Le cigare offre aux directeurs de la photographie un matériau visuel d’une richesse exceptionnelle. Sa fumée dense et lente permet de sculpter la lumière, de révéler les faisceaux lumineux, de créer des effets de profondeur et de mystère impossibles à obtenir autrement. Dans le cinéma expressionniste allemand, puis dans le film noir américain, cette fumée devient un pinceau invisible qui peint l’angoisse et l’incertitude.

Temporalité et tension dramatique

Le cigare impose son rythme propre : on ne peut pas l’accélérer, on ne peut pas le brusquer. Cette contrainte temporelle devient un atout narratif majeur. Il ralentit mécaniquement le tempo de la scène, crée des silences chargés de sens, permet aux non-dits de s’épanouir. Dans les scènes de négociation ou de confrontation psychologique, le cigare devient métronome de la tension dramatique.

La gestuelle qu’il impose – couper, allumer, aspirer, contempler la fumée – offre aux acteurs une palette d’expressions subtiles. Chaque geste peut être investi d’une signification particulière : l’hésitation avant l’allumage révèle le doute, la contemplation de la fumée traduit la réflexion profonde, l’écrasement brutal signifie la décision irrévocable.

Une icône toujours vivante

Évolution contemporaine

Si les campagnes anti-tabac ont considérablement réduit la présence du cigare à l’écran, son pouvoir symbolique demeure intact. Les créateurs contemporains l’utilisent avec plus de parcimonie mais non moins d’efficacité, conscients de sa charge émotionnelle et culturelle. Dans les séries télévisées comme Mad Men ou Boardwalk Empire, le cigare retrouve sa fonction de marqueur historique et social, ancrant les personnages dans leur époque tout en révélant leur psychologie.

Nouveaux territoires narratifs

Le jeu vidéo s’empare également de cette symbolique. Des personnages comme Tommy Vercetti dans Grand Theft Auto: Vice City ou Big Boss dans Metal Gear Solid perpétuent la tradition cinématographique du cigare comme marqueur identitaire fort. Ces nouveaux médias démontrent la permanence de cet objet dans l’imaginaire collectif contemporain.

Un langage universel

Au-delà des modes et des préoccupations sanitaires, le cigare conserve au cinéma une fonction narrative irremplaçable. Il demeure l’un des rares objets capables de condenser en un seul symbole des notions aussi complexes que le pouvoir, la transgression, la temporalité, l’identité sociale ou la résistance culturelle.

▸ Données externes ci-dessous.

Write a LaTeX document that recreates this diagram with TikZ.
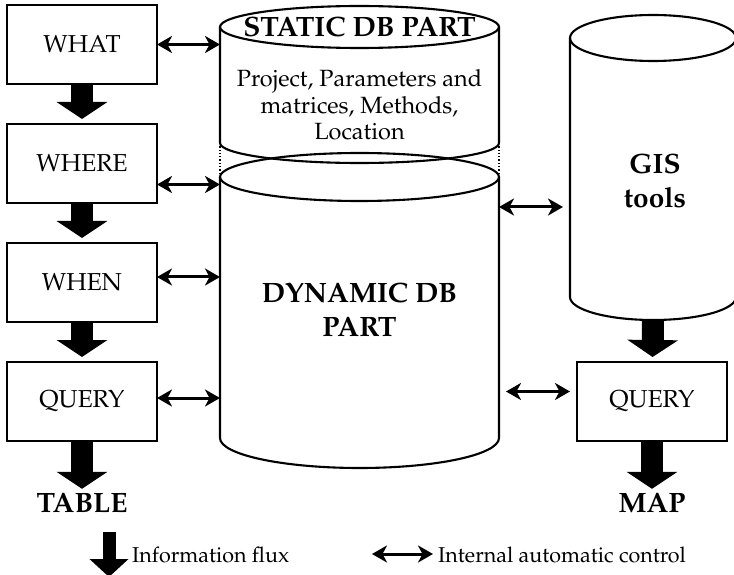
\documentclass[tikz,border=0pt]{standalone}
\usepackage[T1]{fontenc}
\usepackage{mathpazo}
\usepackage{tikz}
\usetikzlibrary{arrows.meta,positioning,calc}

\begin{document}
\begin{tikzpicture}[x=1pt, y=1pt,
    querybox/.style={draw=black, line width=1.2pt, minimum width=150pt, minimum height=79pt, inner sep=0pt, outer sep=0pt, font=\fontsize{24.5}{29}\selectfont},
    dbbody/.style={inner sep=0pt, outer sep=0pt},
    dbline/.style={line width=2.1pt},
    biglabel/.style={font=\fontsize{28}{34}\selectfont\bfseries, align=center, inner sep=0pt},
    bodytext/.style={font=\fontsize{23.5}{26.5}\selectfont, align=center, inner sep=0pt},
    legendtext/.style={font=\fontsize{21.5}{26}\selectfont, inner sep=0pt, anchor=west},
    flux/.style={-{Triangle[width=50pt, length=17pt]}, line width=22pt, shorten >=5pt},
    legendflux/.style={-{Triangle[width=38pt, length=18pt]}, line width=13pt},
    control/.style={{Stealth[length=15pt, width=17pt, inset=4.5pt]}-{Stealth[length=15pt, width=17pt, inset=4.5pt]}, line width=3pt}
]
\useasboundingbox (0,0) rectangle (734,574);

\node[querybox] (what) at (82,529.5) {WHAT};
\node[querybox, below=40pt of what] (where) {WHERE};
\node[querybox, below=40pt of where] (when) {WHEN};
\node[querybox, below=40pt of when] (query) {QUERY};
\node[biglabel] (table) at (82,71) {TABLE};

\draw[flux] (what) -- (where);
\draw[flux] (where) -- (when);
\draw[flux] (when) -- (query);
\draw[flux, shorten >=4pt] (query) -- (table);

\node[dbbody, minimum width=279pt, minimum height=116pt] (static) at (359.5,489) {};
\draw[dbline] (static.north) ellipse [x radius=139.5, y radius=21];
\draw[dbline] (static.north west) -- (static.south west) arc [start angle=180, end angle=360, x radius=139.5, y radius=20] -- (static.north east);
\node[biglabel] (statictitle) at (static.north) {STATIC DB PART};
\node[bodytext] (staticinfo) at (359.5,469) {Project, Parameters and\\matrices, Methods,\\Location};

\node[dbbody, minimum width=279pt, minimum height=261pt] (dyn) at (359.5,266.5) {};
\draw[dbline] (dyn.north) ellipse [x radius=139.5, y radius=24];
\draw[dbline] (dyn.north west) -- (dyn.south west) arc [start angle=180, end angle=360, x radius=139.5, y radius=30] -- (dyn.north east);
\node[biglabel] (dyntext) at (359.5,264) {DYNAMIC DB\\PART};
\draw[dotted, line width=1.3pt] (static.south west) -- (dyn.north west);
\draw[dotted, line width=1.3pt] (static.south east) -- (dyn.north east);

\node[dbbody, minimum width=166pt, minimum height=259pt] (gis) at (653,406.5) {};
\draw[dbline] (gis.north) ellipse [x radius=83, y radius=23];
\draw[dbline] (gis.north west) -- (gis.south west) arc [start angle=180, end angle=360, x radius=83, y radius=23] -- (gis.north east);
\node[biglabel] (gistext) at (655,393) {GIS\\tools};
\coordinate (gisbase) at ($(gis.south)+(0,-23)$);

\node[querybox] (gisquery) at (652,172.5) {QUERY};
\node[biglabel] (map) at (652,71) {MAP};
\draw[flux] (gisbase) -- (gisquery);
\draw[flux, shorten >=4pt] (gisquery) -- (map);

\draw[control] (what.east) -- (what.east -| static.west);
\draw[control] ([yshift=-21pt]where.east) coordinate (c2) -- (c2 -| dyn.west);
\draw[control] ([yshift=5.5pt]when.east) coordinate (c3) -- (c3 -| dyn.west);
\draw[control] ([yshift=3.5pt]query.east) coordinate (c4) -- (c4 -| dyn.west);
\draw[control, shorten >=7pt] (dyn.east |- 0,367) coordinate (c5) -- (c5 -| gis.west);
\draw[control, shorten <=7pt, shorten >=7pt] ([yshift=10pt]gisquery.west) coordinate (c6) -- (c6 -| dyn.east);

\node[legendtext] (fluxtext) at (132,19) {Information flux};
\coordinate (fluxtop) at (109,42);
\coordinate (fluxtip) at (109,-3);
\draw[legendflux] (fluxtop) -- (fluxtip);
\node[legendtext] (ctrltext) at (438,19) {Internal automatic control};
\draw[control] ([xshift=-66pt,yshift=1pt]ctrltext.west) -- ([xshift=-5pt,yshift=1pt]ctrltext.west);

\end{tikzpicture}
\end{document}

Dans un monde d’images de plus en plus rapides et fragmentées, le cigare impose sa lenteur contemplative, son exigence de durée, sa capacité à créer de l’intimité dans l’espace public. Il rappelle que le cinéma, au-delà du spectacle, demeure un art du temps et de la profondeur psychologique.

Le cigare au cinéma n’est donc jamais un simple accessoire : c’est un révélateur chimique qui développe les personnalités, un amplificateur dramatique qui intensifie les enjeux, un marqueur temporel qui ancre les récits dans leur époque. Sa fumée continuera longtemps encore à s’élever des écrans, porteuse de tous les mystères de l’âme humaine.